Supplied material >>

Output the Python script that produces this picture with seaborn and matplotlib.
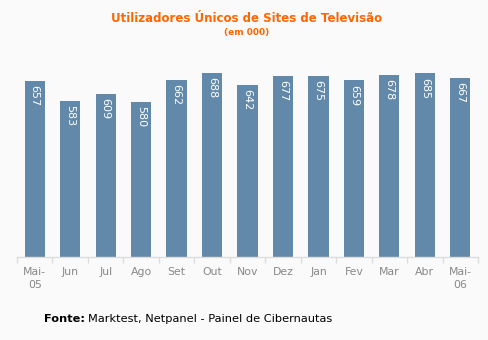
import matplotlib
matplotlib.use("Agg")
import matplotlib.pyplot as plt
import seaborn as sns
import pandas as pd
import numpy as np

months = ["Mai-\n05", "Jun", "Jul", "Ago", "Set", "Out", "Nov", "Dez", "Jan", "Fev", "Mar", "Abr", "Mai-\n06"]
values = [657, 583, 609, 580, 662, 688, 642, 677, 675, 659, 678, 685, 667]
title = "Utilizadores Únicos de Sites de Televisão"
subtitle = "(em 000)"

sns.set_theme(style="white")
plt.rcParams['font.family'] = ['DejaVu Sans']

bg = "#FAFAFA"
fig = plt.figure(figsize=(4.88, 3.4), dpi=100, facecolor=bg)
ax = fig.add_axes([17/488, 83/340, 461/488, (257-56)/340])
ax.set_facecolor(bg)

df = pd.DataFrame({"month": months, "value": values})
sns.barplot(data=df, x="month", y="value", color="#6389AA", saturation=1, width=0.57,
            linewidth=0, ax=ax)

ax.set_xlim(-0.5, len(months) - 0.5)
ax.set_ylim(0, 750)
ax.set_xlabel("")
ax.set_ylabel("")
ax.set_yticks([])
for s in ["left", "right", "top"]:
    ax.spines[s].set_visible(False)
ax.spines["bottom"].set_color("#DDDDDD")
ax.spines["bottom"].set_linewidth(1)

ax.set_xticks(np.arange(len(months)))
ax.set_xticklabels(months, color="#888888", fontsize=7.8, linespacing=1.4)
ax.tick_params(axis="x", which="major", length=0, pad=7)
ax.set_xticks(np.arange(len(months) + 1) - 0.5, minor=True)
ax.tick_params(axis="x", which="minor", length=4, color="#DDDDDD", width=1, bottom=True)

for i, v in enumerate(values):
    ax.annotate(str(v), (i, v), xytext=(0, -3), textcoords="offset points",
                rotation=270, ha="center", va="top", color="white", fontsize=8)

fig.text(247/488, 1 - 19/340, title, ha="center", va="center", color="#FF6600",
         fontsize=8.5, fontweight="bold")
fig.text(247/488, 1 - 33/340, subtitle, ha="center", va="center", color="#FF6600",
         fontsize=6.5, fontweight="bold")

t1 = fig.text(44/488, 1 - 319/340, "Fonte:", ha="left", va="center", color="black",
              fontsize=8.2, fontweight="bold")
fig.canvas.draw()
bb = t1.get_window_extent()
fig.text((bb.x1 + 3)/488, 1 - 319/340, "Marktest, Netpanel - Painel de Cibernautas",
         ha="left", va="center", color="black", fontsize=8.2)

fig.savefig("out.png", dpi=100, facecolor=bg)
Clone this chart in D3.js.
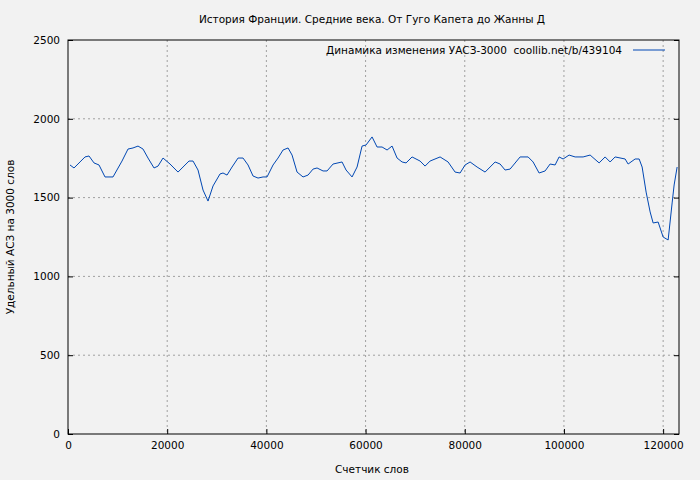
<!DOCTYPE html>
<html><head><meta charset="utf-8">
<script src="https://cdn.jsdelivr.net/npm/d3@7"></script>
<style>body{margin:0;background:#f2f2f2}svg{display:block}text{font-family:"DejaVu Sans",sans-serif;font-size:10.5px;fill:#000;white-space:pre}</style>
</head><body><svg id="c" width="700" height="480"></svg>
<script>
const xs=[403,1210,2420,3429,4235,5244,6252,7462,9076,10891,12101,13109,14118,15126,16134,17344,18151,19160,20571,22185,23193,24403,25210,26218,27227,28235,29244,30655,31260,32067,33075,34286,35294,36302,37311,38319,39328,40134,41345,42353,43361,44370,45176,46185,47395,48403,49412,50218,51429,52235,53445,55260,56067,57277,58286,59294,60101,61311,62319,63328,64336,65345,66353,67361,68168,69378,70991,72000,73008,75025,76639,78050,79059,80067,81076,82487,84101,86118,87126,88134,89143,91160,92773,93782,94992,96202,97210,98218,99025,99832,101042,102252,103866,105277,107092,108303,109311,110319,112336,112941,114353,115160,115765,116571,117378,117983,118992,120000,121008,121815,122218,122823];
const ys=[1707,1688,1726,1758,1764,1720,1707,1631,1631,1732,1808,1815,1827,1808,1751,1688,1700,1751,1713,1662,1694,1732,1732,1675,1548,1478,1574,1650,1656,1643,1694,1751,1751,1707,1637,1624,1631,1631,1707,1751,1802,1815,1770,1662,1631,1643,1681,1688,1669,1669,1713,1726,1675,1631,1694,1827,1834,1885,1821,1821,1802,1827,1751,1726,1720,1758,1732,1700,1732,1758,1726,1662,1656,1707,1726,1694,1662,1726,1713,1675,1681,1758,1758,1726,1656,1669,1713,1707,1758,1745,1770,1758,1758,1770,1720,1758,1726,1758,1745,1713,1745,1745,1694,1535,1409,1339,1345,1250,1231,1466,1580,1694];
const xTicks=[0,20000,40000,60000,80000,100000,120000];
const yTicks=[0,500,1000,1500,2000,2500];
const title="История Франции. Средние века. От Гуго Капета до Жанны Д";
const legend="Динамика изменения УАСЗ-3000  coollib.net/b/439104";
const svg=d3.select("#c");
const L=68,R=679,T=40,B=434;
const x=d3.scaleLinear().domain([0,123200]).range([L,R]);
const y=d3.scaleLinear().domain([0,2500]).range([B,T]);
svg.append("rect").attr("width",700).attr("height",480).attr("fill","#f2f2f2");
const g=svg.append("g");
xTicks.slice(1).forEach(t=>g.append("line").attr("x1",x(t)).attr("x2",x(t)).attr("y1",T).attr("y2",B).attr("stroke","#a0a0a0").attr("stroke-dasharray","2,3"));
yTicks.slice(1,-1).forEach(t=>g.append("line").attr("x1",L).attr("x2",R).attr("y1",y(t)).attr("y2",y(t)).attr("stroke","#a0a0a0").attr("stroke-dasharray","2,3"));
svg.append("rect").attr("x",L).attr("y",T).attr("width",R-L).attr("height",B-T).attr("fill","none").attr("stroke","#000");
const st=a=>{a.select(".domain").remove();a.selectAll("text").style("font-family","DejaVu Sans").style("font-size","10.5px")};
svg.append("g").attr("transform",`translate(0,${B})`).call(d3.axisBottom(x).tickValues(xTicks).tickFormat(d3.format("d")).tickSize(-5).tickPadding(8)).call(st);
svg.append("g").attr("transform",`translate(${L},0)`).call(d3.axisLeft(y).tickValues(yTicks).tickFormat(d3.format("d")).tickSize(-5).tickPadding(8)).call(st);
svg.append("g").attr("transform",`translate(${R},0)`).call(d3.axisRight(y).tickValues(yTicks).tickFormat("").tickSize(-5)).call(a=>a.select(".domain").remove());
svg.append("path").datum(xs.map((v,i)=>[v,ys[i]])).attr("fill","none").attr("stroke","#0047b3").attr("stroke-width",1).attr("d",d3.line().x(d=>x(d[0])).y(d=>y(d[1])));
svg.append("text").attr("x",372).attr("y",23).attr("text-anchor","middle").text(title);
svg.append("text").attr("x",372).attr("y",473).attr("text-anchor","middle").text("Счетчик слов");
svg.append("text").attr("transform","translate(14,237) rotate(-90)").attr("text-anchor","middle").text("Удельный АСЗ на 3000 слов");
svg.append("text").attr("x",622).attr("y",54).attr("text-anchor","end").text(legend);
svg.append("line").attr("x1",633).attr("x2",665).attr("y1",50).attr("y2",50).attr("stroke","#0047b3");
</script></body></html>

Written instruction >> Quote every line of the records above exactly; no picture is to be copied.

Exercise result >>
Output the Python script that produces this picture with seaborn and matplotlib.
import matplotlib
matplotlib.use("Agg")
import matplotlib.pyplot as plt
import seaborn as sns
import pandas as pd
import numpy as np

months = ["Mai-\n05", "Jun", "Jul", "Ago", "Set", "Out", "Nov", "Dez", "Jan", "Fev", "Mar", "Abr", "Mai-\n06"]
values = [657, 583, 609, 580, 662, 688, 642, 677, 675, 659, 678, 685, 667]
title = "Utilizadores Únicos de Sites de Televisão"
subtitle = "(em 000)"

sns.set_theme(style="white")
plt.rcParams['font.family'] = ['DejaVu Sans']

bg = "#FAFAFA"
fig = plt.figure(figsize=(4.88, 3.4), dpi=100, facecolor=bg)
ax = fig.add_axes([17/488, 83/340, 461/488, (257-56)/340])
ax.set_facecolor(bg)

df = pd.DataFrame({"month": months, "value": values})
sns.barplot(data=df, x="month", y="value", color="#6389AA", saturation=1, width=0.57,
            linewidth=0, ax=ax)

ax.set_xlim(-0.5, len(months) - 0.5)
ax.set_ylim(0, 750)
ax.set_xlabel("")
ax.set_ylabel("")
ax.set_yticks([])
for s in ["left", "right", "top"]:
    ax.spines[s].set_visible(False)
ax.spines["bottom"].set_color("#DDDDDD")
ax.spines["bottom"].set_linewidth(1)

ax.set_xticks(np.arange(len(months)))
ax.set_xticklabels(months, color="#888888", fontsize=7.8, linespacing=1.4)
ax.tick_params(axis="x", which="major", length=0, pad=7)
ax.set_xticks(np.arange(len(months) + 1) - 0.5, minor=True)
ax.tick_params(axis="x", which="minor", length=4, color="#DDDDDD", width=1, bottom=True)

for i, v in enumerate(values):
    ax.annotate(str(v), (i, v), xytext=(0, -3), textcoords="offset points",
                rotation=270, ha="center", va="top", color="white", fontsize=8)

fig.text(247/488, 1 - 19/340, title, ha="center", va="center", color="#FF6600",
         fontsize=8.5, fontweight="bold")
fig.text(247/488, 1 - 33/340, subtitle, ha="center", va="center", color="#FF6600",
         fontsize=6.5, fontweight="bold")

t1 = fig.text(44/488, 1 - 319/340, "Fonte:", ha="left", va="center", color="black",
              fontsize=8.2, fontweight="bold")
fig.canvas.draw()
bb = t1.get_window_extent()
fig.text((bb.x1 + 3)/488, 1 - 319/340, "Marktest, Netpanel - Painel de Cibernautas",
         ha="left", va="center", color="black", fontsize=8.2)

fig.savefig("out.png", dpi=100, facecolor=bg)
Clone this chart in D3.js.
<!DOCTYPE html>
<html><head><meta charset="utf-8">
<script src="https://cdn.jsdelivr.net/npm/d3@7"></script>
<style>body{margin:0;background:#f2f2f2}svg{display:block}text{font-family:"DejaVu Sans",sans-serif;font-size:10.5px;fill:#000;white-space:pre}</style>
</head><body><svg id="c" width="700" height="480"></svg>
<script>
const xs=[403,1210,2420,3429,4235,5244,6252,7462,9076,10891,12101,13109,14118,15126,16134,17344,18151,19160,20571,22185,23193,24403,25210,26218,27227,28235,29244,30655,31260,32067,33075,34286,35294,36302,37311,38319,39328,40134,41345,42353,43361,44370,45176,46185,47395,48403,49412,50218,51429,52235,53445,55260,56067,57277,58286,59294,60101,61311,62319,63328,64336,65345,66353,67361,68168,69378,70991,72000,73008,75025,76639,78050,79059,80067,81076,82487,84101,86118,87126,88134,89143,91160,92773,93782,94992,96202,97210,98218,99025,99832,101042,102252,103866,105277,107092,108303,109311,110319,112336,112941,114353,115160,115765,116571,117378,117983,118992,120000,121008,121815,122218,122823];
const ys=[1707,1688,1726,1758,1764,1720,1707,1631,1631,1732,1808,1815,1827,1808,1751,1688,1700,1751,1713,1662,1694,1732,1732,1675,1548,1478,1574,1650,1656,1643,1694,1751,1751,1707,1637,1624,1631,1631,1707,1751,1802,1815,1770,1662,1631,1643,1681,1688,1669,1669,1713,1726,1675,1631,1694,1827,1834,1885,1821,1821,1802,1827,1751,1726,1720,1758,1732,1700,1732,1758,1726,1662,1656,1707,1726,1694,1662,1726,1713,1675,1681,1758,1758,1726,1656,1669,1713,1707,1758,1745,1770,1758,1758,1770,1720,1758,1726,1758,1745,1713,1745,1745,1694,1535,1409,1339,1345,1250,1231,1466,1580,1694];
const xTicks=[0,20000,40000,60000,80000,100000,120000];
const yTicks=[0,500,1000,1500,2000,2500];
const title="История Франции. Средние века. От Гуго Капета до Жанны Д";
const legend="Динамика изменения УАСЗ-3000  coollib.net/b/439104";
const svg=d3.select("#c");
const L=68,R=679,T=40,B=434;
const x=d3.scaleLinear().domain([0,123200]).range([L,R]);
const y=d3.scaleLinear().domain([0,2500]).range([B,T]);
svg.append("rect").attr("width",700).attr("height",480).attr("fill","#f2f2f2");
const g=svg.append("g");
xTicks.slice(1).forEach(t=>g.append("line").attr("x1",x(t)).attr("x2",x(t)).attr("y1",T).attr("y2",B).attr("stroke","#a0a0a0").attr("stroke-dasharray","2,3"));
yTicks.slice(1,-1).forEach(t=>g.append("line").attr("x1",L).attr("x2",R).attr("y1",y(t)).attr("y2",y(t)).attr("stroke","#a0a0a0").attr("stroke-dasharray","2,3"));
svg.append("rect").attr("x",L).attr("y",T).attr("width",R-L).attr("height",B-T).attr("fill","none").attr("stroke","#000");
const st=a=>{a.select(".domain").remove();a.selectAll("text").style("font-family","DejaVu Sans").style("font-size","10.5px")};
svg.append("g").attr("transform",`translate(0,${B})`).call(d3.axisBottom(x).tickValues(xTicks).tickFormat(d3.format("d")).tickSize(-5).tickPadding(8)).call(st);
svg.append("g").attr("transform",`translate(${L},0)`).call(d3.axisLeft(y).tickValues(yTicks).tickFormat(d3.format("d")).tickSize(-5).tickPadding(8)).call(st);
svg.append("g").attr("transform",`translate(${R},0)`).call(d3.axisRight(y).tickValues(yTicks).tickFormat("").tickSize(-5)).call(a=>a.select(".domain").remove());
svg.append("path").datum(xs.map((v,i)=>[v,ys[i]])).attr("fill","none").attr("stroke","#0047b3").attr("stroke-width",1).attr("d",d3.line().x(d=>x(d[0])).y(d=>y(d[1])));
svg.append("text").attr("x",372).attr("y",23).attr("text-anchor","middle").text(title);
svg.append("text").attr("x",372).attr("y",473).attr("text-anchor","middle").text("Счетчик слов");
svg.append("text").attr("transform","translate(14,237) rotate(-90)").attr("text-anchor","middle").text("Удельный АСЗ на 3000 слов");
svg.append("text").attr("x",622).attr("y",54).attr("text-anchor","end").text(legend);
svg.append("line").attr("x1",633).attr("x2",665).attr("y1",50).attr("y2",50).attr("stroke","#0047b3");
</script></body></html>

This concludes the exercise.